Does Ford's Greenbelt plan break ethics rules? Ontario's integrity commissioner asked to investigate

Ontario's integrity commissioner is being asked to investigate whether Premier Doug Ford's plan to open parts of the protected Greenbelt lands for development broke any ethics rules.

Green Party leader files complaint after reporting shows PC donors stand to benefit from plan

Ontario is proposing to remove land in 15 different areas from the Greenbelt — while adding more acres elsewhere — despite previous promises. (Patrick Morrell/CBC)

Ontario's integrity commissioner is being asked to investigate whether Premier Doug Ford's plan to open parts of the protected Greenbelt for development broke any ethics rules.

Green Party Leader Mike Schreiner has filed the complaint and says Ontarians deserve transparency about the decision because it has the appearance of harming the environment for the benefit of private developers.

"This doesn't pass the smell test, that land speculators are purchasing land in the Greenbelt that is supposedly permanently protected," Schreiner said Tuesday.

Municipal Affairs and Housing Minister Steve Clark announced earlier this month that he is proposing to remove 7,400 acres from 15 different areas of the Greenbelt, while adding 9,400 acres elsewhere so that 50,000 homes can be built.

That's despite previous promises from Ford and Clark that they wouldn't touch the Greenbelt.

Media reports have suggested that some prominent developers who are Progressive Conservative donors stand to benefit from the move. Some bought that land in the past few years despite Ford and Clark's public pronouncements it wouldn't be developed, with one purchase happening as recently as September, investigations by the CBC, The Globe and Mail, the Toronto Star and the Narwhal have found.

WATCH |  Coalition slams plan to build housing in Ontario's Greenbelt:

Coalition slams plan to build housing in Ontario’s Greenbelt

3 months ago
Duration 2:06
A coalition of 200 groups and individuals has penned a letter calling out the Ontario government for its plans to have tens of thousands of homes located in the province’s Greenbelt, a swath of protected green space and farmland.

Clark was asked multiple times Tuesday, including in question period, whether he tipped off any developers that parcels of Greenbelt land would soon become much more valuable. When asked for a yes or no response, he refused to deny the allegation.

"Listen, I'm the housing minister, I meet with people who want to build housing, whether they're a Habitat for Humanity, whether they're Ontario Aboriginal Housing Services, whether they're a private home builder that builds one home a year or 1,000 homes," he said.

"That's what I do. I meet with people who want to realize the dream of home ownership for Ontarians."

Clark said he followed the rules for posting his Greenbelt proposal to the environmental registry for a public comment period. 

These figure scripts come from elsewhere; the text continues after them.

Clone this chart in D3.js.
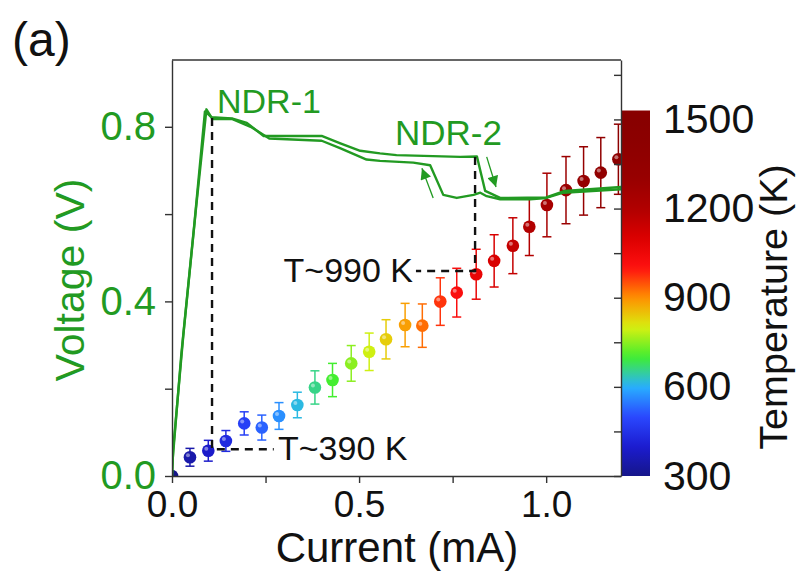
<!DOCTYPE html>
<html>
<head>
<meta charset="utf-8">
<script src="https://cdn.jsdelivr.net/npm/d3@7"></script>
<style>
body { margin: 0; background: #fff; }
text { font-family: Arial, "Liberation Sans", sans-serif; }
</style>
</head>
<body>
<svg id="chart" width="798" height="572"></svg>
<script>
// temperature points
var currents = [0, 0.048, 0.097, 0.144, 0.193, 0.240, 0.286, 0.335, 0.382, 0.429, 0.479, 0.527, 0.572,
                0.623, 0.669, 0.717, 0.761, 0.813, 0.861, 0.911, 0.955, 1.002, 1.053, 1.100, 1.146, 1.193];
var temps = [300, 363, 385, 418, 477, 463, 502, 539, 598, 623, 679, 718, 760,
             808, 806, 887, 917, 979, 1024, 1075, 1139, 1212, 1262, 1293, 1321, 1366];
var tempErr = [0, 30, 35, 35, 39, 42, 45, 43, 56, 56, 60, 63, 66,
               73, 73, 80, 82, 84, 88, 94, 97, 107, 113, 115, 118, 118];

// I-V sweep, up then back down
var fwdI = [0, 0.003, 0.03, 0.065, 0.092, 0.105, 0.16, 0.20, 0.245, 0.40, 0.45, 0.503, 0.556, 0.60,
            0.77, 0.815, 0.837, 0.877, 1.0, 1.05, 1.2];
var fwdV = [0, 0.06, 0.32, 0.62, 0.84, 0.822, 0.819, 0.809, 0.779, 0.779, 0.762, 0.745, 0.739, 0.735,
            0.731, 0.732, 0.653, 0.637, 0.638, 0.653, 0.662];
var revI = [1.2, 1.046, 1.0, 0.957, 0.877, 0.841, 0.824, 0.806, 0.761, 0.725, 0.69, 0.645, 0.556, 0.52,
            0.449, 0.40, 0.26, 0.21, 0.16, 0.11, 0.095, 0.088, 0.06, 0.025, 0.002, 0];
var revV = [0.657, 0.649, 0.637, 0.634, 0.634, 0.641, 0.649, 0.644, 0.637, 0.644, 0.712, 0.718, 0.722, 0.725,
            0.751, 0.768, 0.773, 0.80, 0.818, 0.818, 0.83, 0.835, 0.58, 0.28, 0.04, 0];

var vTicks = [0, 0.2, 0.4, 0.6, 0.8];
var vLabels = [0, 0.4, 0.8];
var iTicks = [0, 0.25, 0.5, 0.75, 1.0];
var iLabels = [0, 0.5, 1.0];
var tMinor = [300, 450, 600, 750, 900, 1050, 1200, 1350, 1500, 1650];
var tTicks = [300, 600, 900, 1200, 1500];

// colour map of the bar, one colour every 100 K from 300 to 1500
var palette = ["#16168a", "#1c1cd0", "#2a48ff", "#28b0ff", "#40ee30", "#d8f010", "#ff9000",
               "#ff1010", "#dc0000", "#b00000", "#980000", "#8e0000", "#880000"];

var green = "#229a22";
var svg = d3.select("#chart");

var x = d3.scaleLinear().domain([0, 1.2]).range([172, 621]);
var yV = d3.scaleLinear().domain([0, 0.953]).range([476, 60]);
var yT = d3.scaleLinear().domain([300, 1700]).range([476, 60]);

var interp = d3.piecewise(d3.interpolateRgb, palette);
var colI = d3.scaleSequential(interp).domain([0, 1.28]);

var defs = svg.append("defs");
defs.append("clipPath").attr("id", "plotclip")
    .append("rect").attr("x", 172).attr("y", 60).attr("width", 449).attr("height", 416);

defs.append("marker")
    .attr("id", "arrow")
    .attr("viewBox", "0 0 10 10")
    .attr("refX", 10).attr("refY", 5)
    .attr("markerUnits", "userSpaceOnUse")
    .attr("markerWidth", 12).attr("markerHeight", 11)
    .attr("orient", "auto")
    .append("path").attr("d", "M0,0 L10,5 L0,10 Z").attr("fill", green);

// colorbar
var grad = defs.append("linearGradient").attr("id", "cbar")
    .attr("x1", 0).attr("y1", 1).attr("x2", 0).attr("y2", 0);
d3.range(0, 1.0001, 0.02).forEach(function(t) {
    grad.append("stop").attr("offset", t).attr("stop-color", interp(Math.min(1, t * 1230 / 1200)));
});
svg.append("rect")
    .attr("x", 621).attr("y", yT(1530))
    .attr("width", 29).attr("height", yT(300) - yT(1530))
    .attr("fill", "url(#cbar)");

var plot = svg.append("g").attr("clip-path", "url(#plotclip)");

// error bars + points
var pts = currents.map(function(c, i) { return { i: c, t: temps[i], e: tempErr[i] }; });
var pg = plot.selectAll("g.pt").data(pts).enter().append("g").attr("class", "pt");
pg.append("line")
    .attr("x1", d => x(d.i)).attr("x2", d => x(d.i))
    .attr("y1", d => yT(d.t - d.e)).attr("y2", d => yT(d.t + d.e))
    .attr("stroke", d => colI(d.i)).attr("stroke-width", 1.5);
pg.filter(d => d.e > 0).selectAll("line.cap")
    .data(d => [{ i: d.i, t: d.t - d.e }, { i: d.i, t: d.t + d.e }])
    .enter().append("line").attr("class", "cap")
    .attr("x1", d => x(d.i) - 4.5).attr("x2", d => x(d.i) + 4.5)
    .attr("y1", d => yT(d.t)).attr("y2", d => yT(d.t))
    .attr("stroke", function(d) { return colI(d.i); }).attr("stroke-width", 1.5);
pg.append("circle")
    .attr("cx", d => x(d.i)).attr("cy", d => yT(d.t)).attr("r", 6.3)
    .attr("fill", d => colI(d.i));
pg.append("circle")
    .attr("cx", d => x(d.i) - 2).attr("cy", d => yT(d.t) - 2).attr("r", 2)
    .attr("fill", "#fff").attr("opacity", 0.45);

// I-V curve
var line = d3.line().x(d => x(d[0])).y(d => yV(d[1]));
[[fwdI, fwdV], [revI, revV]].forEach(function(s) {
    plot.append("path")
        .attr("d", line(s[0].map((v, k) => [v, s[1][k]])))
        .attr("fill", "none").attr("stroke", green).attr("stroke-width", 2.4)
        .attr("stroke-linejoin", "round");
});

// sweep direction arrows
svg.append("line")
    .attr("x1", x(0.698)).attr("y1", yV(0.637)).attr("x2", x(0.668)).attr("y2", yV(0.705))
    .attr("stroke", green).attr("stroke-width", 1.3).attr("marker-end", "url(#arrow)");
svg.append("line")
    .attr("x1", x(0.841)).attr("y1", yV(0.731)).attr("x2", x(0.866)).attr("y2", yV(0.662))
    .attr("stroke", green).attr("stroke-width", 1.3).attr("marker-end", "url(#arrow)");

// dashed guides
var dash = svg.append("g").attr("stroke", "#111").attr("stroke-width", 2.4)
    .attr("stroke-dasharray", "8,6").attr("fill", "none");
dash.append("path").attr("d",
    "M" + x(0.107) + "," + yV(0.82) + "V" + yT(390) + "H" + x(0.272));
dash.append("path").attr("d",
    "M" + x(0.81) + "," + yV(0.731) + "V" + yT(990) + "H" + x(0.652));

svg.append("text").attr("x", 278).attr("y", yT(390) + 11)
    .attr("font-size", 34).attr("fill", "#111").text("T~390 K");
svg.append("text").attr("x", 413).attr("y", yT(990) + 11).attr("text-anchor", "end")
    .attr("font-size", 34).attr("fill", "#111").text("T~990 K");

svg.append("text").attr("x", 217).attr("y", 113)
    .attr("font-size", 34).attr("fill", green).text("NDR-1");
svg.append("text").attr("x", 395).attr("y", 145)
    .attr("font-size", 35).attr("fill", green).text("NDR-2");

// axes
var axL = svg.append("g").attr("transform", "translate(172,0)")
    .call(d3.axisLeft(yV).tickValues(vTicks).tickSize(7).tickSizeOuter(0).tickPadding(9)
        .tickFormat(d => vLabels.indexOf(d) >= 0 ? d3.format(".1f")(d) : ""));
axL.selectAll("text").attr("font-size", 40).attr("fill", green).style("font-family", "Arial, 'Liberation Sans'");

var axB = svg.append("g").attr("transform", "translate(0,476)")
    .call(d3.axisBottom(x).tickValues(iTicks).tickSize(7).tickSizeOuter(0).tickPadding(8)
        .tickFormat(d => iLabels.indexOf(d) >= 0 ? d3.format(".1f")(d) : ""));
axB.selectAll("text").attr("font-size", 37).attr("fill", "#111").style("font-family", "Arial, 'Liberation Sans'");

var axR = svg.append("g").attr("transform", "translate(621,0)")
    .call(d3.axisRight(yT).tickValues(tMinor).tickSize(-7).tickSizeOuter(0).tickFormat(""));

var axC = svg.append("g").attr("transform", "translate(650,0)")
    .call(d3.axisRight(yT).tickValues(tTicks).tickSize(0).tickPadding(13).tickFormat(d3.format("d")));
axC.select(".domain").remove();
axC.selectAll("text").attr("font-size", 41).attr("fill", "#111").style("font-family", "Arial, 'Liberation Sans'");

svg.selectAll(".domain, .tick line").attr("stroke", "#333").attr("stroke-width", 1.4);

svg.append("line").attr("x1", 172).attr("x2", 621).attr("y1", 60).attr("y2", 60)
    .attr("stroke", "#333").attr("stroke-width", 1.4);

// titles
svg.append("text").attr("transform", "translate(84,280) rotate(-90)")
    .attr("text-anchor", "middle").attr("font-size", 41).attr("fill", green).text("Voltage (V)");
svg.append("text").attr("x", 397).attr("y", 562)
    .attr("text-anchor", "middle").attr("font-size", 42).attr("fill", "#111").text("Current (mA)");
svg.append("text").attr("transform", "translate(787,307) rotate(-90)")
    .attr("text-anchor", "middle").attr("font-size", 39.5).attr("fill", "#111").text("Temperature (K)");
svg.append("text").attr("x", 12).attr("y", 56)
    .attr("font-size", 48).attr("fill", "#111").text("(a)");
</script>
</body>
</html>
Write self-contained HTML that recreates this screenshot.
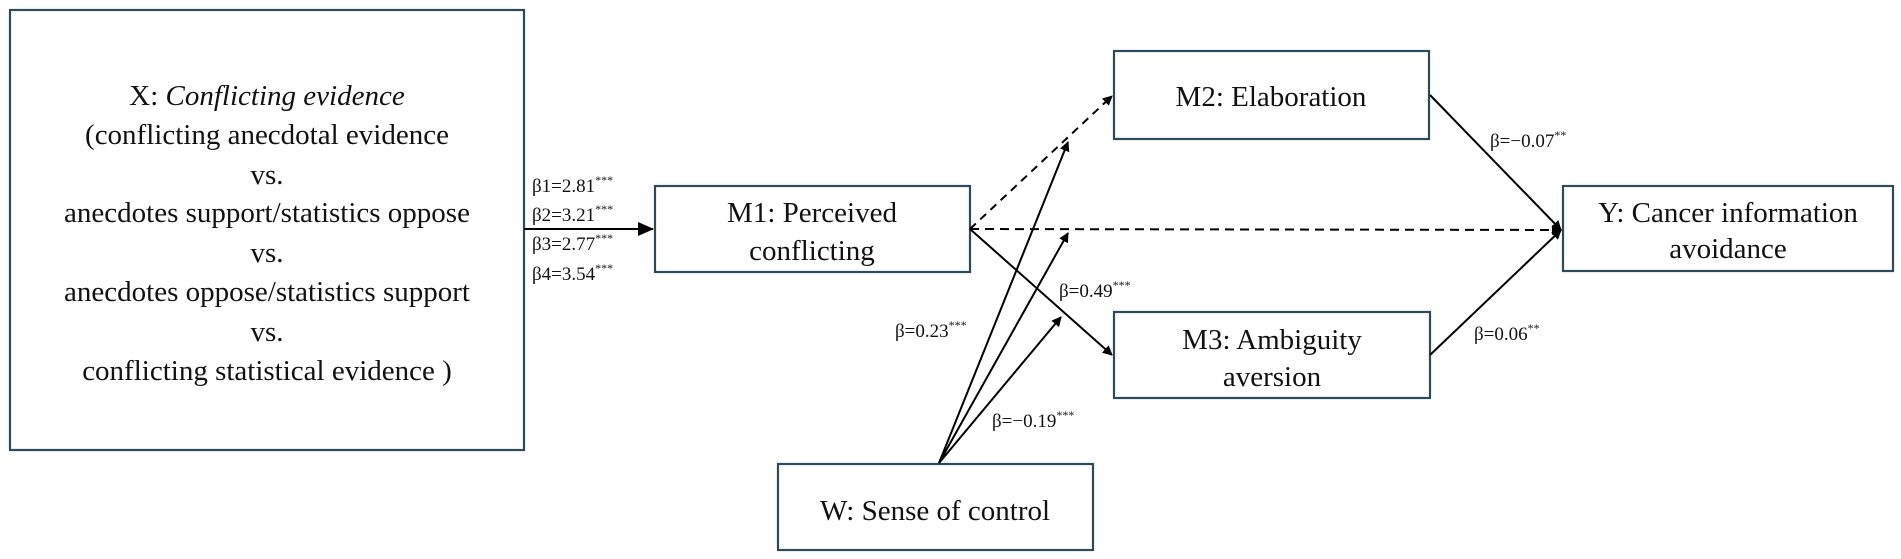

That public comment period remains open until Dec. 4.

Michelle Renaud, spokesperson for the Office of the Integrity Commissioner of Ontario, confirmed in an email on Tuesday that Schreiner has made a request under Section 30 of the Members' Integrity Act, 1994.

Renaud said the Green Party leader has asked the commissioner to comment on whether a member has contravened the Act or Ontario parliamentary convention.

"The matter is under review," she said.

Minister's responses sound 'fishy': NDP housing critic

NDP housing critic Jessica Bell, who questioned Clark in the legislature Tuesday, said his responses sound "fishy."

"I asked the minister very clearly, three times, if they talked to developers in advance and gave them a heads-up before they opened up land for development, Greenbelt land that Ontarians hold dear," she said after question period.

"The minister failed to answer the question. Ontarians want to know why."

The NDP has also asked the auditor general to investigate.

Ontario created the Greenbelt in 2005 to protect agricultural and environmentally sensitive lands in the Greater Golden Horseshoe area from development.